In der folgenden Abbildung zeigt die Helaba, dass die Einnahmen im russischen Haushalt aus dem Öl- und Gassektor seit dem Jahresbeginn 2023 im Trend gestiegen sind.

Helaba: Russland: Schwierige Anpassung an neues Umfeld; 09.11.23

Prognosen der Helaba für 2024

Anders als die DekaBank erwartet die Helaba nicht bereits im laufenden Jahr 2023, sondern erst im Jahr 2024 eine Erholung der gesamtwirtschaftlichen Produktion. Im Jahresausblick der Helaba heißt es:

„Die Wirtschaftsleistung dürfte 2024 nach zwei Rezessionsjahren mit 1,8 % ein moderates Plus aufweisen.“ …

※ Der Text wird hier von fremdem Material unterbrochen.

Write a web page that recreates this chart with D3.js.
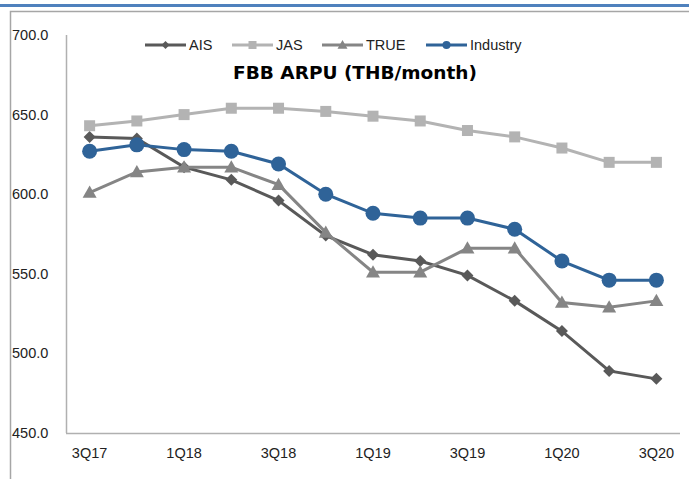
<!DOCTYPE html>
<html>
<head>
<meta charset="utf-8">
<script src="https://cdn.jsdelivr.net/npm/d3@7/dist/d3.min.js"></script>
<style>
  html, body { margin: 0; padding: 0; background: #fff; }
  svg { display: block; font-family: Arial, "Liberation Sans", sans-serif; }
</style>
</head>
<body>
<div id="chart"></div>
<script>
// quarters on the x axis
const quarters = ['3Q17', '4Q17', '1Q18', '2Q18', '3Q18', '4Q18', '1Q19', '2Q19', '3Q19', '4Q19', '1Q20', '2Q20', '3Q20']
const tickLabels = ['3Q17', '1Q18', '3Q18', '1Q19', '3Q19', '1Q20', '3Q20']
const yTicks = [450, 500, 550, 600, 650, 700]

// ARPU, THB/month
const ais = [636, 635, 617, 609, 596, 574, 562, 558, 549, 533, 514, 489, 484]
const jas = [643, 646, 650, 654, 654, 652, 649, 646, 640, 636, 629, 620, 620]
const trueCorp = [601, 614, 617, 617, 606, 576, 551, 551, 566, 566, 532, 529, 533]
const industry = [627, 631, 628, 627, 619, 600, 588, 585, 585, 578, 558, 546, 546]

const series = [
  { name: 'AIS', values: ais, color: '#595959', marker: 'diamond', width: 3 },
  { name: 'JAS', values: jas, color: '#b3b3b3', marker: 'square', width: 3 },
  { name: 'TRUE', values: trueCorp, color: '#858585', marker: 'triangle', width: 3 },
  { name: 'Industry', values: industry, color: '#2f6398', marker: 'circle', width: 3 }
]

const W = 689, H = 479
const plot = { left: 66, right: 680, top: 35, bottom: 433 }

const svg = d3.select('#chart').append('svg')
  .attr('width', W).attr('height', H)

// page frame: blue rule + grey box
svg.append('rect').attr('x', 0).attr('y', 4).attr('width', W).attr('height', 3).attr('fill', '#4f81bd')
svg.append('path')
  .attr('d', `M10.5,${H} V11.5 H${W}`)
  .attr('fill', 'none').attr('stroke', '#a6a6a6').attr('stroke-width', 1.5)

const x = d3.scaleBand().domain(quarters).range([plot.left, plot.right])
const y = d3.scaleLinear().domain([450, 700]).range([plot.bottom, plot.top])
const cx = q => x(q) + x.bandwidth() / 2

// axes lines
svg.append('line')
  .attr('x1', plot.left + 0.5).attr('x2', plot.left + 0.5)
  .attr('y1', plot.top).attr('y2', plot.bottom)
  .attr('stroke', '#b0b0b0').attr('stroke-width', 1.5)
svg.append('line')
  .attr('x1', plot.left).attr('x2', plot.right)
  .attr('y1', plot.bottom + 0.5).attr('y2', plot.bottom + 0.5)
  .attr('stroke', '#b0b0b0').attr('stroke-width', 1.5)

// y tick labels, left aligned against the frame
svg.append('g').selectAll('text').data(yTicks).join('text')
  .attr('x', 12).attr('y', d => y(d))
  .attr('dy', '0.35em')
  .attr('font-size', 14.5).attr('fill', '#222')
  .text(d => d3.format('.1f')(d))

// x tick labels
svg.append('g').selectAll('text').data(tickLabels).join('text')
  .attr('x', d => cx(d)).attr('y', 458)
  .attr('text-anchor', 'middle')
  .attr('font-size', 14.5).attr('fill', '#222')
  .text(d => d)

function drawMarker(g, type, color, px, py, big) {
  if (type === 'circle') {
    g.append('circle').attr('cx', px).attr('cy', py).attr('r', big ? 7.5 : 4).attr('fill', color)
  } else if (type === 'square') {
    const s = big ? 11 : 8
    g.append('rect').attr('x', px - s / 2).attr('y', py - s / 2).attr('width', s).attr('height', s).attr('fill', color)
  } else if (type === 'triangle') {
    const s = big ? 7 : 5
    g.append('path').attr('d', `M${px},${py - s} L${px + s},${py + s * 0.75} L${px - s},${py + s * 0.75}Z`).attr('fill', color)
  } else {
    const s = big ? 6 : 4
    g.append('path').attr('d', `M${px},${py - s} L${px + s},${py} L${px},${py + s} L${px - s},${py}Z`).attr('fill', color)
  }
}

const line = d3.line().x((d, i) => cx(quarters[i])).y(d => y(d))

series.forEach(s => {
  const g = svg.append('g')
  g.append('path').datum(s.values)
    .attr('d', line)
    .attr('fill', 'none').attr('stroke', s.color).attr('stroke-width', s.width)
  s.values.forEach((v, i) => drawMarker(g, s.marker, s.color, cx(quarters[i]), y(v), true))
})

// legend
const legendX = [145, 232, 322, 426]
const leg = svg.append('g')
series.forEach((s, i) => {
  const lx = legendX[i], ly = 45
  leg.append('line').attr('x1', lx).attr('x2', lx + 41).attr('y1', ly).attr('y2', ly)
    .attr('stroke', s.color).attr('stroke-width', 3)
  drawMarker(leg, s.marker, s.color, lx + 20.5, ly, false)
  leg.append('text').attr('x', lx + 44).attr('y', ly).attr('dy', '0.35em')
    .attr('font-size', 14.5).attr('fill', '#222').text(s.name)
})

// title
svg.append('text')
  .attr('x', 355).attr('y', 79)
  .attr('text-anchor', 'middle')
  .attr('font-size', 18.5).attr('font-weight', 'bold')
  .attr('font-family', 'Verdana, "DejaVu Sans", sans-serif')
  .attr('fill', '#000')
  .text('FBB ARPU (THB/month)')
</script>
</body>
</html>
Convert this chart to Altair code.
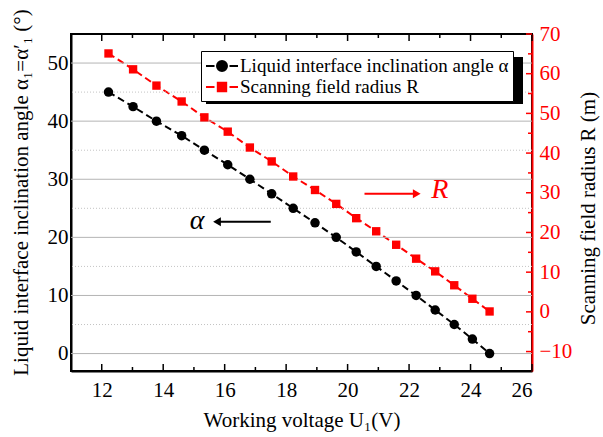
import altair as alt
import pandas as pd

FONT = "Liberation Serif"

# ---- data ----
voltage = [12.22, 13.02, 13.78, 14.60, 15.34, 16.10, 16.82, 17.53, 18.23, 18.94,
           19.63, 20.28, 20.93, 21.58, 22.23, 22.85, 23.47, 24.06, 24.62]
alpha = [45, 42.5, 40, 37.5, 35, 32.5, 30, 27.5, 25, 22.5,
         20, 17.5, 15, 12.5, 10, 7.5, 5, 2.5, 0]
radius = [65.1, 61.1, 57.0, 53.0, 49.0, 45.4, 41.4, 37.9, 34.1, 30.7,
          27.2, 23.6, 20.3, 16.9, 13.4, 10.2, 6.7, 3.3, 0.1]

x_major_ticks = [12, 14, 16, 18, 20, 22, 24, 26]
x_minor_ticks = [11, 13, 15, 17, 19, 21, 23, 25]
alpha_major = [0, 10, 20, 30, 40, 50]
alpha_minor = [5, 15, 25, 35, 45]
radius_major = [-10, 0, 10, 20, 30, 40, 50, 60, 70]
radius_minor = [-5, 5, 15, 25, 35, 45, 55, 65]

series_names = ["Liquid interface inclination angle α", "Scanning field radius R"]
series_colors = ["#000000", "#ff0000"]

# annotations (data coordinates, left axis)
ann_text = ["α", "R"]
ann_x = [15.1, 23.0]
ann_y = [22.8, 28.2]
arrow_x = [17.5, 20.55]
arrow_x2 = [15.75, 22.25]
arrow_y = [22.7, 27.5]

W, H = 461, 337

df_a = pd.DataFrame({"U": voltage, "alpha": alpha})
df_r = pd.DataFrame({"U": voltage, "R": radius})

xs = alt.Scale(domain=[11, 26], nice=False, zero=False)
ya = alt.Scale(domain=[-3, 55], nice=False, zero=False)
yr = alt.Scale(domain=[-14.9, 70], nice=False, zero=False)

x_axis = alt.Axis(
    values=x_major_ticks, orient="bottom", title="Working voltage U₁(V)",
    ticks=False, grid=False, labelPadding=8, domainColor="black", domainWidth=2,
    labelFont=FONT, labelFontSize=21, labelColor="black",
    titleFont=FONT, titleFontSize=21, titleFontWeight="normal", titleColor="black",
    titlePadding=9,
)
y_axis_left = alt.Axis(
    values=alpha_major, orient="left", title="Liquid interface inclination angle α₁=α′₁ (°)",
    ticks=False, grid=False, labelPadding=3, domainColor="black", domainWidth=2,
    labelFont=FONT, labelFontSize=21, labelColor="black",
    titleFont=FONT, titleFontSize=21, titleFontWeight="normal", titleColor="black",
    titlePadding=16, titleY=158,
)
y_axis_right = alt.Axis(
    values=radius_major, orient="right", title="Scanning field radius R (m)",
    ticks=False, grid=False, labelPadding=7, domainColor="red", domainWidth=2,
    labelFont=FONT, labelFontSize=21, labelColor="red",
    titleFont=FONT, titleFontSize=21, titleFontWeight="normal", titleColor="black",
    titleAngle=270, titlePadding=27, titleY=174,
)

line_a = alt.Chart(df_a).mark_line(color="black", strokeWidth=2, strokeDash=[7, 4]).encode(
    x=alt.X("U:Q", scale=xs, axis=x_axis),
    y=alt.Y("alpha:Q", scale=ya, axis=y_axis_left),
)
line_r = alt.Chart(df_r).mark_line(color="red", strokeWidth=2, strokeDash=[7, 4]).encode(
    x=alt.X("U:Q", scale=xs, axis=None),
    y=alt.Y("R:Q", scale=yr, axis=y_axis_right),
)
grid_major = alt.Chart(pd.DataFrame({"v": alpha_major})).mark_rule(
    color="#b4b4b4", strokeWidth=1
).encode(y=alt.Y("v:Q", scale=ya, axis=None))
grid_minor = alt.Chart(pd.DataFrame({"v": alpha_minor})).mark_rule(
    color="#c4c4c4", strokeWidth=1, strokeDash=[1, 2]
).encode(y=alt.Y("v:Q", scale=ya, axis=None))

points_a = alt.Chart(df_a).mark_point(filled=True, shape="circle", size=90, color="black", opacity=1).encode(
    x=alt.X("U:Q", scale=xs, axis=None),
    y=alt.Y("alpha:Q", scale=ya, axis=None),
)
points_r = alt.Chart(df_r).mark_point(filled=True, shape="square", size=70, color="red", opacity=1).encode(
    x=alt.X("U:Q", scale=xs, axis=None),
    y=alt.Y("R:Q", scale=yr, axis=None),
)

tick_bottom_major = alt.Chart(pd.DataFrame({"t": x_major_ticks})).mark_rule(color="black", strokeWidth=1.5).encode(
    x=alt.X("t:Q", scale=xs, axis=None), y=alt.value(H), y2=alt.value(H - 7))
tick_bottom_minor = alt.Chart(pd.DataFrame({"t": x_minor_ticks})).mark_rule(color="black", strokeWidth=1.5).encode(
    x=alt.X("t:Q", scale=xs, axis=None), y=alt.value(H), y2=alt.value(H - 4))
tick_top_major = alt.Chart(pd.DataFrame({"t": x_major_ticks})).mark_rule(color="black", strokeWidth=1.5).encode(
    x=alt.X("t:Q", scale=xs, axis=None), y=alt.value(0), y2=alt.value(7))
tick_top_minor = alt.Chart(pd.DataFrame({"t": x_minor_ticks})).mark_rule(color="black", strokeWidth=1.5).encode(
    x=alt.X("t:Q", scale=xs, axis=None), y=alt.value(0), y2=alt.value(4))
tick_right_major = alt.Chart(pd.DataFrame({"t": radius_major})).mark_rule(color="red", strokeWidth=1.5).encode(
    y=alt.Y("t:Q", scale=yr, axis=None), x=alt.value(W), x2=alt.value(W - 6))
tick_right_minor = alt.Chart(pd.DataFrame({"t": radius_minor})).mark_rule(color="red", strokeWidth=1.5).encode(
    y=alt.Y("t:Q", scale=yr, axis=None), x=alt.value(W), x2=alt.value(W - 4))

arrows_df = pd.DataFrame({"x": arrow_x, "x2": arrow_x2, "y": arrow_y, "c": series_colors,
                          "shape": ["triangle-left", "triangle-right"]})
arrow_lines = alt.Chart(arrows_df).mark_rule(strokeWidth=2).encode(
    x=alt.X("x:Q", scale=xs, axis=None), x2="x2:Q",
    y=alt.Y("y:Q", scale=ya, axis=None),
    color=alt.Color("c:N", scale=None),
)
arrow_heads = alt.Chart(arrows_df).mark_point(filled=True, size=80, opacity=1).encode(
    x=alt.X("x2:Q", scale=xs, axis=None),
    y=alt.Y("y:Q", scale=ya, axis=None),
    color=alt.Color("c:N", scale=None),
    shape=alt.Shape("shape:N", scale=None),
)
ann_df = pd.DataFrame({"x": ann_x, "y": ann_y, "t": ann_text, "c": series_colors})
ann_labels = alt.Chart(ann_df).mark_text(font=FONT, fontStyle="italic", fontSize=28).encode(
    x=alt.X("x:Q", scale=xs, axis=None),
    y=alt.Y("y:Q", scale=ya, axis=None),
    text="t:N",
    color=alt.Color("c:N", scale=None),
)

shadow = alt.Chart(pd.DataFrame({"k": [0]})).mark_rect(color="black").encode(
    x=alt.value(135), x2=alt.value(452), y=alt.value(23), y2=alt.value(70))

path_c = "M-1,0L-0.15,0M1.35,0L2.2,0M1.1,0A0.5,0.5,0,1,1,0.1,0A0.5,0.5,0,1,1,1.1,0Z"
path_s = "M-1,0L-0.15,0M1.35,0L2.2,0M0.18,-0.42L1.02,-0.42L1.02,0.42L0.18,0.42Z"
leg = alt.Legend(title=None, orient="none", legendX=130, legendY=17, fillColor="white",
                 strokeColor="black", padding=4, labelFont=FONT, labelFontSize=19,
                 labelColor="black", symbolSize=400, symbolStrokeWidth=2, labelOffset=13,
                 rowPadding=0, labelLimit=500)
legend_df = pd.DataFrame({"series": series_names, "U": [voltage[0]] * 2, "alpha": [alpha[0]] * 2})
legend_layer = alt.Chart(legend_df).mark_point(filled=True, opacity=0).encode(
    x=alt.X("U:Q", scale=xs, axis=None),
    y=alt.Y("alpha:Q", scale=ya, axis=None),
    fill=alt.Fill("series:N", scale=alt.Scale(domain=series_names, range=series_colors), legend=leg),
    stroke=alt.Stroke("series:N", scale=alt.Scale(domain=series_names, range=series_colors), legend=leg),
    shape=alt.Shape("series:N", scale=alt.Scale(domain=series_names, range=[path_c, path_s]), legend=leg),
)

chart = alt.layer(
    line_a, line_r, grid_major, grid_minor,
    tick_bottom_major, tick_bottom_minor, tick_top_major, tick_top_minor,
    tick_right_major, tick_right_minor,
    points_a, points_r, arrow_lines, arrow_heads, ann_labels, shadow, legend_layer,
).resolve_scale(y="independent").resolve_axis(x="independent", y="independent").properties(
    width=W, height=H,
    autosize=alt.AutoSizeParams(type="none"),
    padding={"left": 71, "top": 34, "right": 603 - 71 - W, "bottom": 437 - 34 - H},
    background="white",
).configure_view(stroke="black", strokeWidth=2)

chart.save("out.html", embed_options={"renderer": "svg", "actions": False})
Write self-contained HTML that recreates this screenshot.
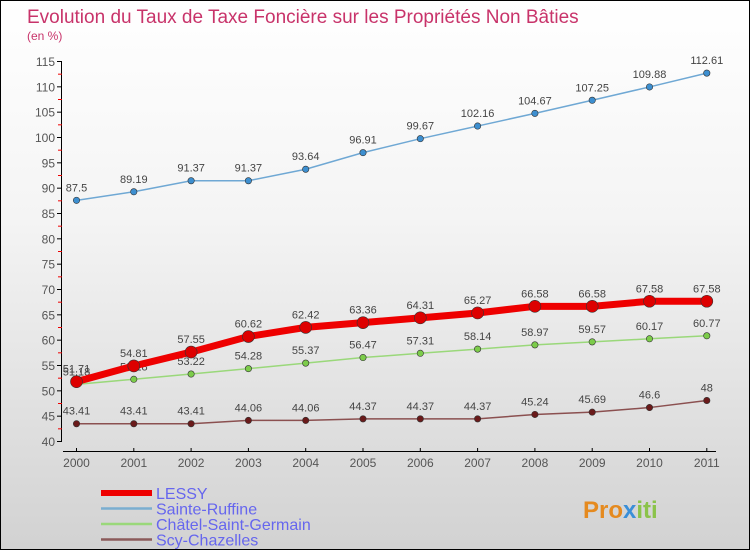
<!DOCTYPE html>
<html><head><meta charset="utf-8"><style>
body{margin:0}
#c{width:750px;height:550px;position:relative;box-sizing:border-box;border:1px solid #000;background:linear-gradient(#ffffff 0%,#f4f4f4 40%,#d2d2d2 100%);overflow:hidden;font-family:"Liberation Sans",sans-serif}
</style></head><body>
<div id="c">
<svg id="s" width="750" height="550"></svg>
</div>
<script>
const years=["2000","2001","2002","2003","2004","2005","2006","2007","2008","2009","2010","2011"];
const lessy=[51.71,54.81,57.55,60.62,62.42,63.36,64.31,65.27,66.58,66.58,67.58,67.58];
const sainte=[87.5,89.19,91.37,91.37,93.64,96.91,99.67,102.16,104.67,107.25,109.88,112.61];
const chatel=[51.18,52.18,53.22,54.28,55.37,56.47,57.31,58.14,58.97,59.57,60.17,60.77];
const scy=[43.41,43.41,43.41,44.06,44.06,44.37,44.37,44.37,45.24,45.69,46.6,48];
const yTicks=[40,45,50,55,60,65,70,75,80,85,90,95,100,105,110,115];
const lessyLabels=["51.71","54.81","57.55","60.62","62.42","63.36","64.31","65.27","66.58","66.58","67.58","67.58"];
const sainteLabels=["87.5","89.19","91.37","91.37","93.64","96.91","99.67","102.16","104.67","107.25","109.88","112.61"];
const chatelLabels=["51.18","52.18","53.22","54.28","55.37","56.47","57.31","58.14","58.97","59.57","60.17","60.77"];
const scyLabels=["43.41","43.41","43.41","44.06","44.06","44.37","44.37","44.37","45.24","45.69","46.6","48"];
const NS="http://www.w3.org/2000/svg";
const s=document.getElementById('s');
const X=i=>75.5+i*57.3;
const Y=v=>440-(v-40)*(380/75);
function el(t,a,p){const e=document.createElementNS(NS,t);for(const k in a)e.setAttribute(k,a[k]);(p||s).appendChild(e);return e;}
function txt(x,y,t,a,p){const e=el('text',Object.assign({x:x,y:y},a),p);e.textContent=t;return e;}
let e;
e=txt(26,22,"Evolution du Taux de Taxe Foncière sur les Propriétés Non Bâties",{fill:"#c8336a","font-size":"19"});

e=txt(26,39,"(en %)",{fill:"#c8336a","font-size":"12"});

e=el('line',{x1:60.5,y1:60,x2:60.5,y2:440,stroke:"#000"});

yTicks.forEach((v,i)=>{
  el('line',{x1:56,x2:61,y1:Y(v)+.5,y2:Y(v)+.5,stroke:"#000"});
  if(i<yTicks.length-1)el('line',{x1:57,x2:61,y1:Y(v+2.5)+.5,y2:Y(v+2.5)+.5,stroke:"#e00"});
  e=txt(54,Y(v)+5,String(v),{fill:"#555","font-size":"12","text-anchor":"end"});
  
});
e=el('line',{x1:62,y1:450.5,x2:715,y2:450.5,stroke:"#000"});

years.forEach((y,i)=>{
  el('line',{x1:X(i),x2:X(i),y1:447,y2:451,stroke:"#000"});
  e=txt(X(i),466,y,{fill:"#555","font-size":"12","text-anchor":"middle"});
  
});
function series(vals,labels,color,dot,w,r,name){
  const g=el('g',{});
  
  el('polyline',{points:vals.map((v,i)=>X(i)+","+Y(v)).join(" "),fill:"none",stroke:color,"stroke-width":w},g);
  vals.forEach((v,i)=>{
    const c=el('circle',{cx:X(i),cy:Y(v),r:r,fill:dot,stroke:"#333","stroke-width":.6},g);
    
    const t=txt(X(i),Y(v)-9,labels[i],{fill:"#444","font-size":"11","text-anchor":"middle"},g);
    
  });
}
series(sainte,sainteLabels,"#6fa8d4","#3d8fd0",1.5,3.2,"sainte-ruffine");
series(scy,scyLabels,"#8b5050","#6a1a1a",1.5,3.2,"scy-chazelles");
series(chatel,chatelLabels,"#9ad87a","#7ccc4a",1.5,3.2,"chatel-saint-germain");
series(lessy,lessyLabels,"#ee0000","#dd0000",7,6,"lessy");
const leg=[["LESSY","#ee0000",6],["Sainte-Ruffine","#7aaed0",2.5],["Châtel-Saint-Germain","#9ad87a",2.5],["Scy-Chazelles","#8b5a5a",2.5]];
leg.forEach((l,i)=>{
  const g=el('g',{});
  
  const y=492+i*15.5;
  el('line',{x1:100,x2:151,y1:y,y2:y,stroke:l[1],"stroke-width":l[2]},g);
  txt(155,y+6,l[0],{fill:"#6666ee","font-size":"16"},g);
});
const logo=el('text',{x:582,y:517,"font-size":"24","font-weight":"bold"});


[["Pro","#e58a1f"],["x","#3a8fd8"],["iti","#8bc34a"]].forEach(p=>{const t=el('tspan',{fill:p[1]},logo);t.textContent=p[0];});
</script>
</body></html>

„Die Investitionsaktivitäten werden schwach bleiben – nicht nur wegen des hohen Zinsniveaus, sondern auch, weil die westlichen Unternehmen ihre Aktivitäten im Land weiter zurückfahren.

Nachdem 2023 beim Konsum gewisse Aufholeffekte zu spüren waren, wird es 2024 wieder eine Abschwächung geben, da sich der Inflationsrückgang verlangsamt. Mit 5,5 % im Jahresdurchschnitt wird eine Inflationsrate über dem Niveau der Vorkriegszeit erwartet. Druck auf die Preise kommt vom engen Arbeitsmarkt und von den höheren Importkosten.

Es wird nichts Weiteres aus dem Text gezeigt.